Here is another showstopper that you will want on your table! Leche ube!
We know what you are thinking-puto flan or leche puto. Well, you could say that it is a bit similar to that, but it is still different. It is another variety. With the need to be creative in this world so that you can be more different with your product, a lot of twists and combinations have been evident, especially in the food industry. One of these is this combination of a rice cake and creme caramel or leche flan.
Leche flan is a crowd favorite ever since the beginning of time. This custard dessert with a layer of caramel sauce is everyone’s go-to dessert on every occasion. It is made up of condensed milk and egg yolks. It is usually cooked by steaming in an oval-shaped tin mold. Yes, that iconic llanera. Have you played with it when you were young? It was such a nice experience, right?
In addition to being placed with steamed ricecakes, leche flan can also be baked into pastries. Have you heard of leche flan cake? It is simply a Filipino chiffon or sponge cake with the milk flan layer on top.
So how does this recipe here differ? Ube halaya. You read it right. It is not your common puto.

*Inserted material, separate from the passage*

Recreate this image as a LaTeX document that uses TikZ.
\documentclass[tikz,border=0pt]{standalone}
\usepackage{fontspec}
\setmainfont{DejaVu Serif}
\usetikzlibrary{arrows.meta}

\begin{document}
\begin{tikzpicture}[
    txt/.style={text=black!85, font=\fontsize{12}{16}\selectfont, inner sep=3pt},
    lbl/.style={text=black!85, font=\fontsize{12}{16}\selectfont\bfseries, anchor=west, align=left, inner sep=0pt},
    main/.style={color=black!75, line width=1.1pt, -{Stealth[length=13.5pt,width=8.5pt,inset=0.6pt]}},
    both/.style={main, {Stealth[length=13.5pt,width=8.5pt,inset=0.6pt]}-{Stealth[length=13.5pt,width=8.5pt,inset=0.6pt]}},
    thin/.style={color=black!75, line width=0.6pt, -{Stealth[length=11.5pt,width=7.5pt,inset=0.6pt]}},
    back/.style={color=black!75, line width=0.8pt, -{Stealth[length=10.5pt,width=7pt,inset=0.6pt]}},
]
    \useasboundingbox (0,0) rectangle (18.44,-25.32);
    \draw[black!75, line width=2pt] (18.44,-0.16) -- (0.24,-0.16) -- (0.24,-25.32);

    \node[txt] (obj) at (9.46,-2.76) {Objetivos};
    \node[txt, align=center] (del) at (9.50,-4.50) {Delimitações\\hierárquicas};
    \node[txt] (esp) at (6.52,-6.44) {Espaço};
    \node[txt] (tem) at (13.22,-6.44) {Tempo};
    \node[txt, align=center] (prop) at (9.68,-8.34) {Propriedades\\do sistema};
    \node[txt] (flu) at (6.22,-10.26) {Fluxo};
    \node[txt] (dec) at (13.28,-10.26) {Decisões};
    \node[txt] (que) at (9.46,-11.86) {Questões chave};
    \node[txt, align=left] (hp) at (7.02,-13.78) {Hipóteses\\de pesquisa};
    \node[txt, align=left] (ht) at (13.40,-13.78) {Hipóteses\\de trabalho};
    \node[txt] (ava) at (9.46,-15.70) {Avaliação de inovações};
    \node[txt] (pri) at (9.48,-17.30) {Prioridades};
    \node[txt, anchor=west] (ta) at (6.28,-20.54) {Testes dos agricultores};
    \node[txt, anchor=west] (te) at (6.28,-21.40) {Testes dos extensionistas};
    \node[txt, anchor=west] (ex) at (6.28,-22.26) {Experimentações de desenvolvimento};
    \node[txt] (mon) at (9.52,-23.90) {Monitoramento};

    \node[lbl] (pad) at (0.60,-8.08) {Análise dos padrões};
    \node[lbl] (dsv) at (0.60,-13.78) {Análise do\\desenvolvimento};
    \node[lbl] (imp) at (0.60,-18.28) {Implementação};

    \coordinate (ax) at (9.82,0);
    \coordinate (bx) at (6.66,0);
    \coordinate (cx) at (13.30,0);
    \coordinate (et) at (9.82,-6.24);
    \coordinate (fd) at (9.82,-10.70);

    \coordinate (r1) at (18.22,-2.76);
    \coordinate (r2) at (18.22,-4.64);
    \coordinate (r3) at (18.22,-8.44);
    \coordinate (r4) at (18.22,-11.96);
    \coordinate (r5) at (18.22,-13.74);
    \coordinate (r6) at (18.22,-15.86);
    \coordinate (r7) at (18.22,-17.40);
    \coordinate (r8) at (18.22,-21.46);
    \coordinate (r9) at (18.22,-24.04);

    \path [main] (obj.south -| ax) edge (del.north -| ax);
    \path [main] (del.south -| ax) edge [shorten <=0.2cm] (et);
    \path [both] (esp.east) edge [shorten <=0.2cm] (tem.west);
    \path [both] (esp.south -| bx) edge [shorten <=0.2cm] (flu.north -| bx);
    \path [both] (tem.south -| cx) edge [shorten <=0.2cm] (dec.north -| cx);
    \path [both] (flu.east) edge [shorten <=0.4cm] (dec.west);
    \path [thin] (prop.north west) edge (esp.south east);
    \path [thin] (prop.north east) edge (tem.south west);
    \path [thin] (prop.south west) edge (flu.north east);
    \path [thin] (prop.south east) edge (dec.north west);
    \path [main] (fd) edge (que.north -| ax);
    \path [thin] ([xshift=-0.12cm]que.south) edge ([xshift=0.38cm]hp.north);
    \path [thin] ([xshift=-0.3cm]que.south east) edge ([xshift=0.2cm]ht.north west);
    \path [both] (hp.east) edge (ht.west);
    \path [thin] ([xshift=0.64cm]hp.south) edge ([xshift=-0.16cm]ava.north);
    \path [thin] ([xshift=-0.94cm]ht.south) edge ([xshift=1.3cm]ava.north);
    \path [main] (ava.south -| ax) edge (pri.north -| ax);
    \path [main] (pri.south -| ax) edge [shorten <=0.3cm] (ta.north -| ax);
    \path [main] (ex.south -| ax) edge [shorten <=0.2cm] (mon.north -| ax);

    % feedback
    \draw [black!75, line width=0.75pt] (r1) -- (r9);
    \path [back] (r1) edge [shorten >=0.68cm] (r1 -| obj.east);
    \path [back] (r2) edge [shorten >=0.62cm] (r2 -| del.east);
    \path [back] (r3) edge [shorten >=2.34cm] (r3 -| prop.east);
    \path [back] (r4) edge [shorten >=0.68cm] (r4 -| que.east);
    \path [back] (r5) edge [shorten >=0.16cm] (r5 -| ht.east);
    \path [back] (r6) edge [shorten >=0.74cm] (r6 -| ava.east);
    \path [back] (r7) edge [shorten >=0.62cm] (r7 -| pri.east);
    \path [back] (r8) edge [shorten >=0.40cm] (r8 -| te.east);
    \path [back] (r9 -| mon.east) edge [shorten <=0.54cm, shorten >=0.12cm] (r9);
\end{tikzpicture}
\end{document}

There is ube halaya in it. It is another well-loved Filipino dessert made from boiled and mashed purple yam or ube. It is commonly used in making pastries and desserts, most especially ice cream and halo-halo. This ube jam is originally called nilupak na ube. Can you now imagine this dessert here? Two heavenly bites in one! Yum! Get your pans ready! This is another great cooking adventure! Enjoy!
Ingredients:
For the leche flan layer:
1/2 cup brown sugar (for the caramel)
8 egg yolks
1/2 cup white sugar
1/2 cup condensed milk
1 1/2 cups evaporated milk
calamansi peels
For the ube layer:
3/4 cup ube halaya
3 whole eggs
3/4 cup white sugar
1/2 cup vegetable oil
1 cup all-purpose flour
1/4 tsp baking powder
1/2 tsp iodized salt
Procedures:
Make the caramel:
1. Let the brown sugar caramelize in a cake pan over medium heat. Swirl the pan to distribute evenly. Set aside.

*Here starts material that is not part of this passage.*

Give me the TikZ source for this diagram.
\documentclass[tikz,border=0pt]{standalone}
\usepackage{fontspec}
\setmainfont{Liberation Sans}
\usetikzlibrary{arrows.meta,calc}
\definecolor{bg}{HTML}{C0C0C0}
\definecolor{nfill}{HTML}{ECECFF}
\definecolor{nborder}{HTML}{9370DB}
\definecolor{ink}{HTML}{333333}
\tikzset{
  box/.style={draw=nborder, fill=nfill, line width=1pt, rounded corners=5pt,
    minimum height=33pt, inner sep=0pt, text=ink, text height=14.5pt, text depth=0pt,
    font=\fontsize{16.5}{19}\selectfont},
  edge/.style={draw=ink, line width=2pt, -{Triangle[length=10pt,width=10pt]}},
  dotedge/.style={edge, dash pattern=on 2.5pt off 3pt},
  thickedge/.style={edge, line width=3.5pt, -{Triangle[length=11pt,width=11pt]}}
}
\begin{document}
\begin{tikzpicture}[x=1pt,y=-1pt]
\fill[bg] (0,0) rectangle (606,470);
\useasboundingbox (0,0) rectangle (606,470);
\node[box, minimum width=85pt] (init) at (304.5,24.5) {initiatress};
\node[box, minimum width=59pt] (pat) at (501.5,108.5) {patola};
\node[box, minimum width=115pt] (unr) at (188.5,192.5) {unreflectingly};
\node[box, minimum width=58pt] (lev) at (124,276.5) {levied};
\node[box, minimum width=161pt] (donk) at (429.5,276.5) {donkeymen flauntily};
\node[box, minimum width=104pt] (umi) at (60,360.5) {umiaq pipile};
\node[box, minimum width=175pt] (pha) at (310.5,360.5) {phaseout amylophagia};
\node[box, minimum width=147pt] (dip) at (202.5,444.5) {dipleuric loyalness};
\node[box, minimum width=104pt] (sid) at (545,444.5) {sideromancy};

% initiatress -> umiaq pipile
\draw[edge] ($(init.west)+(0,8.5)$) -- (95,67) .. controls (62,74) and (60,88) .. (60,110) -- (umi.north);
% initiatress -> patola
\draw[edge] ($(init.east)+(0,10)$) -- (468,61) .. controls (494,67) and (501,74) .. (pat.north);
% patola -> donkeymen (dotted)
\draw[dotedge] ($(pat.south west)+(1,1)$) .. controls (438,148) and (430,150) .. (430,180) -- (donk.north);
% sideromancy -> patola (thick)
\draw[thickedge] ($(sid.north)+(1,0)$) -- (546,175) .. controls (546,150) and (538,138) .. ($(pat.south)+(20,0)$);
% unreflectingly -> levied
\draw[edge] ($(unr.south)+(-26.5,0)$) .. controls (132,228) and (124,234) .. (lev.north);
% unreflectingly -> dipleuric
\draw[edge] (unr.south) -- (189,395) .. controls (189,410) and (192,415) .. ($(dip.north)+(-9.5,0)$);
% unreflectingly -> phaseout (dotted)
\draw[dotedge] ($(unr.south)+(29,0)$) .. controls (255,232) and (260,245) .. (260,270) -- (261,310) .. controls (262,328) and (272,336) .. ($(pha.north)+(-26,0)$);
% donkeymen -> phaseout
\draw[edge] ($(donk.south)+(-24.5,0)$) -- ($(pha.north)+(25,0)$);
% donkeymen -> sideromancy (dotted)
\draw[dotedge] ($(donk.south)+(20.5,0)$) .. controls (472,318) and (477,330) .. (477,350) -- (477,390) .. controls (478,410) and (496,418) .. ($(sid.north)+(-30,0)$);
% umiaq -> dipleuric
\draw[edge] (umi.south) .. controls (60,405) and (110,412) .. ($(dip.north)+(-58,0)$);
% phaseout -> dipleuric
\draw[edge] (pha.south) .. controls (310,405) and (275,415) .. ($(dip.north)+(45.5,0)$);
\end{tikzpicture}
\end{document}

Make the leche flan layer:
2. Separate egg yolks from egg whites. Transfer to a mixing bowl. Put some calamansi peels to the egg yolks in order to remove the stench from them.
3. Add the white sugar, condensed milk, and evaporated milk. Mix well then set aside.
Make the ube layer:
4. In another mixing bowl, put the eggs then beat.

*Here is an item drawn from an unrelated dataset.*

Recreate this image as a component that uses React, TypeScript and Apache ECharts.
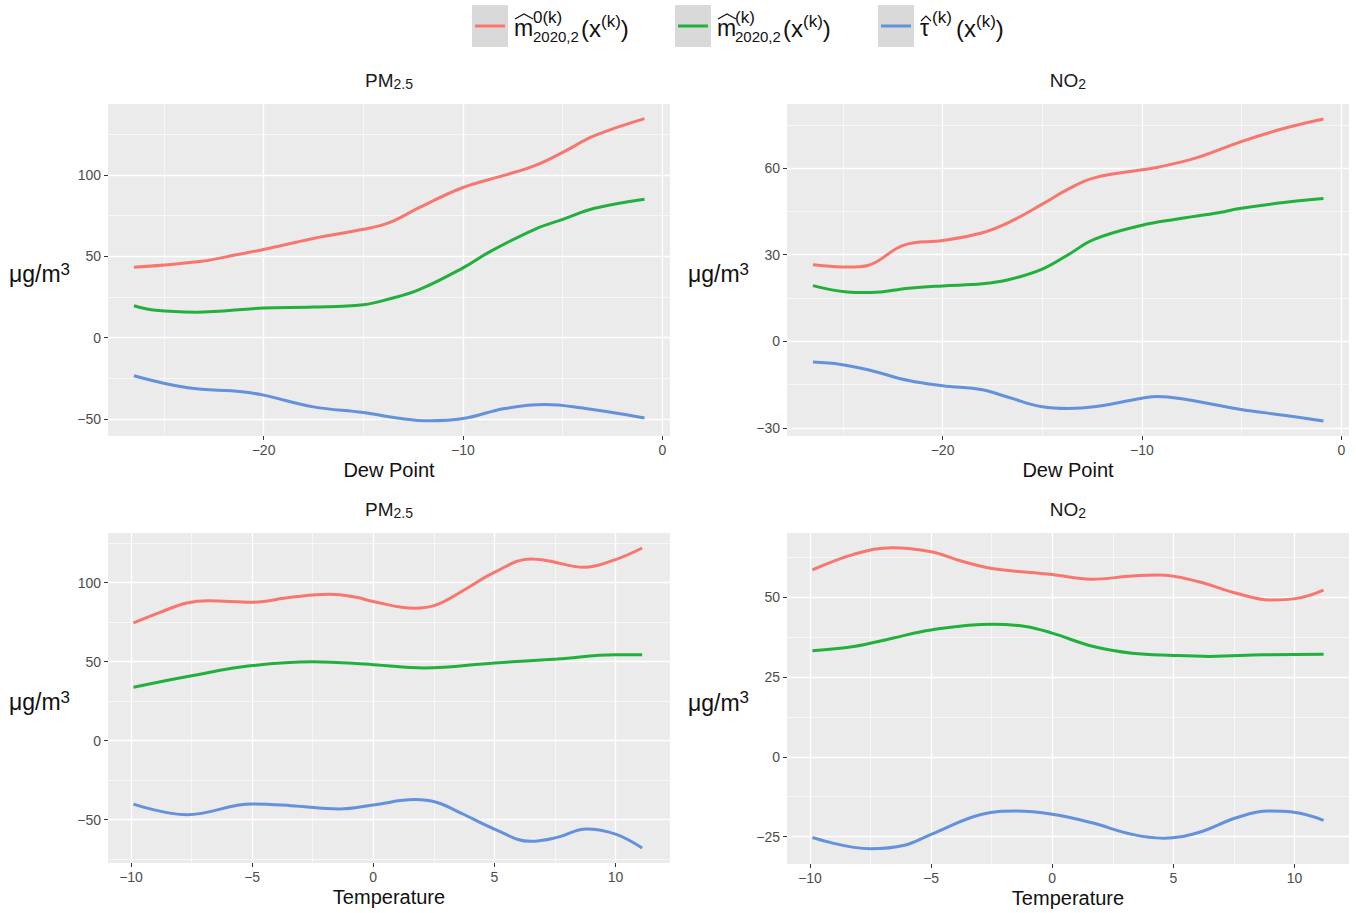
import React, { useEffect, useRef } from "react";
import * as echarts from "echarts";

// ---------- Data ----------
// Panel 1: PM2.5 vs Dew Point
const p1RedX = [-26.5, -23.1, -21.3, -20, -17.5, -15, -13.7, -12.2, -10, -7.9, -6.4, -5, -3.4, -0.9];
const p1RedY = [43.2, 46.9, 51, 54.1, 60.9, 66.5, 70.6, 79.8, 92.2, 99.8, 105.6, 113.8, 124, 134.5];
const p1GreenX = [-26.5, -25.4, -23.4, -20, -17.5, -15, -13.7, -12.2, -10, -8.6, -6.4, -5, -3.4, -0.9];
const p1GreenY = [19.5, 16.7, 15.6, 18.1, 18.7, 20.2, 23.7, 29.4, 42.8, 53.1, 66.5, 72.6, 79.4, 85];
const p1BlueX = [-26.5, -23.8, -21.1, -20, -17.5, -15, -13.1, -11.7, -10, -7.9, -5.9, -4.1, -0.9];
const p1BlueY = [-23.5, -30.9, -33.3, -35.4, -42.6, -46.1, -49.8, -51.2, -49.8, -43.6, -41.2, -43.2, -49.4];

// Panel 2: NO2 vs Dew Point
const p2RedX = [-26.5, -24.7, -23.8, -21.9, -20, -18, -16.7, -15, -13.7, -12.4, -10, -9.2, -7.2, -5.1, -2.9, -0.9];
const p2RedY = [26.5, 25.7, 26.2, 33.4, 34.9, 37.6, 41.1, 47.5, 52.7, 56.6, 59.4, 60.3, 63.7, 69, 73.7, 77];
const p2GreenX = [-26.5, -24.9, -23.6, -21.7, -20, -18, -16.7, -15, -13.7, -12.4, -10, -8.3, -6.1, -5.1, -2.9, -0.9];
const p2GreenY = [19.3, 17.2, 16.9, 18.4, 19.2, 19.9, 21.3, 25, 30, 35.3, 40.2, 42.3, 44.6, 46, 48.1, 49.5];
const p2BlueX = [-26.5, -25.1, -23.6, -21.7, -20, -18, -16.7, -15, -13.7, -12.4, -10, -9.2, -8.1, -5.1, -2.9, -0.9];
const p2BlueY = [-7.2, -8, -10.1, -13.6, -15.4, -16.8, -19.4, -22.7, -23.3, -22.7, -19.7, -19.1, -19.8, -23.5, -25.6, -27.6];

// Panel 3: PM2.5 vs Temperature
const p3RedX = [-9.9, -8.8, -7.7, -6.8, -5, -3.4, -1.8, -0.7, 0, 1.7, 2.6, 3.7, 5, 6.5, 7.2, 8.7, 10, 11.1];
const p3RedY = [74.5, 81.2, 87.1, 88.6, 87.6, 90.7, 92.6, 90.7, 88, 83.8, 85.9, 94.9, 106.5, 115, 113.9, 109.7, 114.6, 121.9];
const p3GreenX = [-9.9, -7.5, -5, -2.5, 0, 2.1, 5, 7.6, 10, 11.1];
const p3GreenY = [33.8, 41.1, 47.5, 50, 48.1, 46, 49.2, 51.7, 54.4, 54.4];
const p3BlueX = [-9.9, -7.7, -5, -3.4, -1.4, 0, 1.7, 2.6, 3.7, 5, 6.5, 7.6, 8.8, 10, 11.1];
const p3BlueY = [-40.1, -46.8, -40.1, -41.1, -43.2, -40.7, -37.3, -39, -46.4, -55.9, -63.7, -61.2, -55.9, -59.1, -67.9];

// Panel 4: NO2 vs Temperature
const p4RedX = [-9.9, -8.2, -6.6, -5, -3.8, -2.5, 0, 1.6, 3.3, 4.4, 6, 7.6, 9, 10.1, 11.2];
const p4RedY = [58.6, 63.5, 65.6, 64.3, 61.5, 59.1, 57.2, 55.7, 56.7, 57, 55, 51.3, 49.2, 49.7, 52.3];
const p4GreenX = [-9.9, -8.2, -6.6, -5, -2.5, -1.1, 0, 1.7, 3.3, 5, 6.5, 8.7, 11.2];
const p4GreenY = [33.3, 34.6, 37.2, 39.8, 41.6, 40.9, 38.8, 34.6, 32.5, 31.8, 31.5, 32, 32.2];
const p4BlueX = [-9.9, -7.5, -6.1, -5, -2.9, -1.5, 0, 1.6, 3.3, 4.6, 6, 7.6, 8.9, 9.9, 11.2];
const p4BlueY = [-25.3, -28.8, -27.7, -24.3, -18, -17, -18, -20.6, -24.3, -25.5, -23.8, -19.1, -17, -17.3, -19.9];

// Tick labels / gridlines
const dewTicks = [-20, -10, 0];
const dewMinor = [-25, -15, -5];
const tempTicks = [-10, -5, 0, 5, 10];
const tempMinor = [-7.5, -2.5, 2.5, 7.5];
const p1YTicks = [-50, 0, 50, 100];
const p1YMinor = [-25, 25, 75, 125];
const p2YTicks = [-30, 0, 30, 60];
const p2YMinor = [-15, 15, 45, 75];
const p3YTicks = [-50, 0, 50, 100];
const p3YMinor = [-75, -25, 25, 75, 125];
const p4YTicks = [-25, 0, 25, 50];
const p4YMinor = [-12.5, 12.5, 37.5, 62.5];

const seriesNames = ["m̂0(k) 2020,2(x(k))", "m̂(k) 2020,2(x(k))", "τ̂(k)(x(k))"];
const colors = ["#F8766D", "#22B03C", "#6391DB"];

const FONT = "'Liberation Sans', Arial, Helvetica, sans-serif";

const zip = (xs: number[], ys: number[]) => xs.map((x, i) => [x, ys[i]]);
const fmt = (v: number) => String(v).replace("-", "\u2212");

const panels = [
  {
    grid: { left: 108, top: 104, width: 562, height: 332 },
    xRange: [-27.8, 0.38], yRange: [-60.5, 143.5],
    xTicks: dewTicks, xMinor: dewMinor, yTicks: p1YTicks, yMinor: p1YMinor,
    xName: "Dew Point", title: "PM", sub: "2.5",
    lines: [zip(p1RedX, p1RedY), zip(p1GreenX, p1GreenY), zip(p1BlueX, p1BlueY)],
  },
  {
    grid: { left: 787, top: 104, width: 562, height: 332 },
    xRange: [-27.8, 0.38], yRange: [-32.8, 82.2],
    xTicks: dewTicks, xMinor: dewMinor, yTicks: p2YTicks, yMinor: p2YMinor,
    xName: "Dew Point", title: "NO", sub: "2",
    lines: [zip(p2RedX, p2RedY), zip(p2GreenX, p2GreenY), zip(p2BlueX, p2BlueY)],
  },
  {
    grid: { left: 108, top: 533, width: 562, height: 330 },
    xRange: [-10.95, 12.25], yRange: [-77.4, 131.4],
    xTicks: tempTicks, xMinor: tempMinor, yTicks: p3YTicks, yMinor: p3YMinor,
    xName: "Temperature", title: "PM", sub: "2.5",
    lines: [zip(p3RedX, p3RedY), zip(p3GreenX, p3GreenY), zip(p3BlueX, p3BlueY)],
  },
  {
    grid: { left: 787, top: 533, width: 562, height: 331 },
    xRange: [-10.95, 12.25], yRange: [-33.6, 70.2],
    xTicks: tempTicks, xMinor: tempMinor, yTicks: p4YTicks, yMinor: p4YMinor,
    xName: "Temperature", title: "NO", sub: "2",
    lines: [zip(p4RedX, p4RedY), zip(p4GreenX, p4GreenY), zip(p4BlueX, p4BlueY)],
  },
];

function buildOption() {
  const grids: any[] = [];
  const xAxes: any[] = [];
  const yAxes: any[] = [];
  const series: any[] = [];
  const graphic: any[] = [];

  panels.forEach((p, i) => {
    grids.push({
      ...p.grid,
      show: true,
      backgroundColor: "#EBEBEB",
      borderWidth: 0,
      containLabel: false,
    });
    xAxes.push({
      type: "value",
      gridIndex: i,
      min: p.xRange[0],
      max: p.xRange[1],
      name: p.xName,
      nameLocation: "middle",
      nameGap: 24,
      nameTextStyle: { color: "#111", fontSize: 20, fontFamily: FONT },
      axisLine: { show: false, onZero: false },
      axisTick: { show: true, length: 4, lineStyle: { color: "#333", width: 1 }, customValues: p.xTicks },
      axisLabel: { show: true, margin: 7, color: "#4D4D4D", fontSize: 14, fontFamily: FONT, customValues: p.xTicks, formatter: fmt },
      splitLine: { show: false },
    });
    yAxes.push({
      type: "value",
      gridIndex: i,
      min: p.yRange[0],
      max: p.yRange[1],
      axisLine: { show: false, onZero: false },
      axisTick: { show: true, length: 4, lineStyle: { color: "#333", width: 1 }, customValues: p.yTicks },
      axisLabel: { show: true, margin: 7, color: "#4D4D4D", fontSize: 14, fontFamily: FONT, customValues: p.yTicks, formatter: fmt },
      splitLine: { show: false },
    });

    // gridlines via markLine on a silent helper series
    const ml: any[] = [];
    p.xMinor.forEach((v) => ml.push({ xAxis: v, lineStyle: { width: 0.6 } }));
    p.yMinor.forEach((v) => ml.push({ yAxis: v, lineStyle: { width: 0.6 } }));
    p.xTicks.forEach((v) => ml.push({ xAxis: v, lineStyle: { width: 1.3 } }));
    p.yTicks.forEach((v) => ml.push({ yAxis: v, lineStyle: { width: 1.3 } }));
    series.push({
      type: "line",
      name: "grid" + i,
      xAxisIndex: i,
      yAxisIndex: i,
      data: [p.lines[0][0]],
      showSymbol: false,
      symbol: "none",
      lineStyle: { opacity: 0 },
      silent: true,
      z: 1,
      markLine: {
        silent: true,
        z: 1,
        symbol: ["none", "none"],
        label: { show: false },
        lineStyle: { color: "#FFFFFF", type: "solid", width: 1 },
        emphasis: { disabled: true },
        data: ml,
      },
    });

    p.lines.forEach((d, k) => {
      series.push({
        type: "line",
        name: seriesNames[k],
        xAxisIndex: i,
        yAxisIndex: i,
        data: d,
        smooth: 0.4,
        showSymbol: false,
        symbol: "none",
        z: 3,
        lineStyle: { color: colors[k], width: 3 },
        itemStyle: { color: colors[k] },
      });
    });

    // panel title
    graphic.push({
      type: "text",
      x: p.grid.left + p.grid.width / 2,
      y: p.grid.top - 24,
      style: {
        text: `{a|${p.title}}{b|${p.sub}}`,
        align: "center",
        verticalAlign: "middle",
        rich: {
          a: { fontSize: 19, fontFamily: FONT, fill: "#1a1a1a", lineHeight: 22 },
          b: { fontSize: 14, fontFamily: FONT, fill: "#1a1a1a", lineHeight: 13, verticalAlign: "bottom" },
        },
      },
    });

    // y axis name
    graphic.push({
      type: "text",
      x: p.grid.left - 99,
      y: p.grid.top + p.grid.height / 2 + 4,
      style: {
        text: "{a|μg/m}{b|3}",
        align: "left",
        verticalAlign: "middle",
        rich: {
          a: { fontSize: 23, fontFamily: FONT, fill: "#111", lineHeight: 27 },
          b: { fontSize: 17, fontFamily: FONT, fill: "#111", lineHeight: 15, verticalAlign: "top" },
        },
      },
    });
  });

  // ---------- Legend (drawn as graphic) ----------
  const keys = [
    { rx: 472, head: "m", hatW: 18, hatY: 14, sup: "0(k)", sub: "2020,2", supX: 533, tailX: 581 },
    { rx: 675, head: "m", hatW: 18, hatY: 14, sup: "(k)", sub: "2020,2", supX: 735, tailX: 783 },
    { rx: 878, head: "\u03C4", hatW: 10, hatY: 16, sup: "(k)", sub: "", supX: 932, tailX: 956 },
  ];
  keys.forEach((k, i) => {
    const hx = k.rx + 42;
    graphic.push({ type: "rect", shape: { x: k.rx, y: 5, width: 36, height: 42 }, style: { fill: "#D9D9D9" } });
    graphic.push({
      type: "line",
      shape: { x1: k.rx + 3, y1: 26, x2: k.rx + 33, y2: 26 },
      style: { stroke: colors[i], lineWidth: 3 },
    });
    graphic.push({
      type: "text", x: hx, y: 28,
      style: { text: k.head, fontSize: 23, fontFamily: FONT, fill: "#111", align: "left", verticalAlign: "middle" },
    });
    graphic.push({
      type: "polyline",
      shape: { points: [[hx + 1, k.hatY + 5], [hx + 1 + k.hatW / 2, k.hatY], [hx + 1 + k.hatW, k.hatY + 5]] },
      style: { stroke: "#111", lineWidth: 1.2, fill: null },
    });
    graphic.push({
      type: "text", x: k.supX, y: 17,
      style: { text: k.sup, fontSize: 17, fontFamily: FONT, fill: "#111", align: "left", verticalAlign: "middle" },
    });
    if (k.sub) {
      graphic.push({
        type: "text", x: k.supX, y: 36,
        style: { text: k.sub, fontSize: 15, fontFamily: FONT, fill: "#111", align: "left", verticalAlign: "middle" },
      });
    }
    graphic.push({
      type: "text", x: k.tailX, y: 28,
      style: {
        text: "{a|(x}{b|(k)}{a|)}",
        align: "left",
        verticalAlign: "middle",
        rich: {
          a: { fontSize: 24, fontFamily: FONT, fill: "#111", lineHeight: 30 },
          b: { fontSize: 17, fontFamily: FONT, fill: "#111", lineHeight: 19, verticalAlign: "top" },
        },
      },
    });
  });

  return {
    animation: false,
    backgroundColor: "#FFFFFF",
    grid: grids,
    xAxis: xAxes,
    yAxis: yAxes,
    series,
    graphic,
  };
}

export default function App() {
  const ref = useRef<HTMLDivElement>(null);
  useEffect(() => {
    if (!ref.current) return;
    const chart = echarts.init(ref.current, undefined, { renderer: "svg" });
    chart.setOption(buildOption() as any);
    return () => chart.dispose();
  }, []);
  return (
    <div
      ref={ref}
      style={{ position: "fixed", left: 0, top: 0, width: 1356, height: 913, background: "#fff" }}
    />
  );
}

5. Add the white sugar and vegetable oil. Mix well.
6. Add the ube halaya then mix well. We recommend to use electric hand mixer for this step.
7. Add the flour, baking powder and salt. Mix well then set aside.
Combining the mixtures:
8. Pour the leche flan mixture to the cake pan with caramel. Don’t forget to filter out the calamansi peels by using a strainer.
9. Pour the ube mixture over the leche flan mixture. Distribute the mixture evenly by using a spoon or spatula.
10. Cover the cake pan with aluminum foil. Put in the steamer.
11. Steam for 50 minutes or test if a toothpick will come out clean of the ube layer.
12. Remove the cake pan from the steamer. Put the serving dish on top of it then flip upside down so that if you remove the cake pan the caramel will be on top.
13. Get a slice then serve. Enjoy your leche ube steamed cake!